George Herman Babe Ruth, we all know who Babe Ruth is. He was, is and will always be the measuring stick for greatness in baseball. His 714 career Home Runs withstood challenge until Hammerin' Hank Aaron threw 755 up on the board. There will be others to follow Aaron, Bonds being the next on the list to pass Ruth, but this is not about Aaron or Bonds, it's about the Babe. Let's get some perspective...
Babe Ruth played in what is commonly referred to as the dead-ball era. Before Ruth, the home run was something of a novelty. Babe Ruth was the first player to ever hit 30, 40, 50 or 60 Home Runs in a season. Ruth led the Majors in Home Runs for 12 seasons, and would have had 13 seasons, losing by 4 homers in 1922 after the Babe was suspended for the first six weeks of the season for barnstorming.
Ruth had a career slugging percentage of .690. Ted Williams, considered the best hitter ever, is second at .633, which is absolutely amazing in itself. Not only was Ruth a hitter, but he also won 94 games as a starting pitcher, and had over 20 assists in the outfield one year playing right field for the Yankees.
Babe's career numbers are 2503 games played, a .342 career batting average with 714 HR and 2213 RBI. He played in 41 World Series games, with a career average of .326 with 15 HR and 33 RBI. You saw him coming and you still couldn't stop him.

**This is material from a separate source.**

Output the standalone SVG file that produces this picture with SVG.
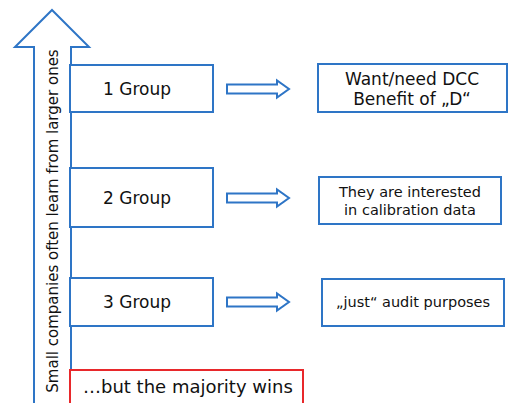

People are going to vilify Barry Bonds as a scoundrel, cheat, whatever you want to call him, he's been called it before. This week he will pass Babe Ruth's Homer record, but will we be talking about Bonds in the same reverence in which we discuss Ruth? In a word...'NO'.
Bonds is a fantastic ball player, no question about it, juiced up or not, he is among the best to play. Not even comparing his stats to Ruth's, which Ruth has the clear advantage in, Bonds has great numbers. But Barry Bonds is a product of this era. The soundbite, 24 hour sports, mikes in your face, internet frenzied 21st Century. There have been times I am sure when Barry Bonds opened up his fat yap when he wished he didn't. But in this era, there's no going back. He will only be a legend in his own mind.
In fifty years, when our great grand kids are talking about the best ever, Ruth will be among the first mentioned, because his numbers are nearly unmatched and his legend is just that, legend. We'll talk then about whether Barry Bonds is mentioned in the same sentence, or if he's a punchline.
Congratulations Barry Bonds, for what it's worth. Long live the Babe.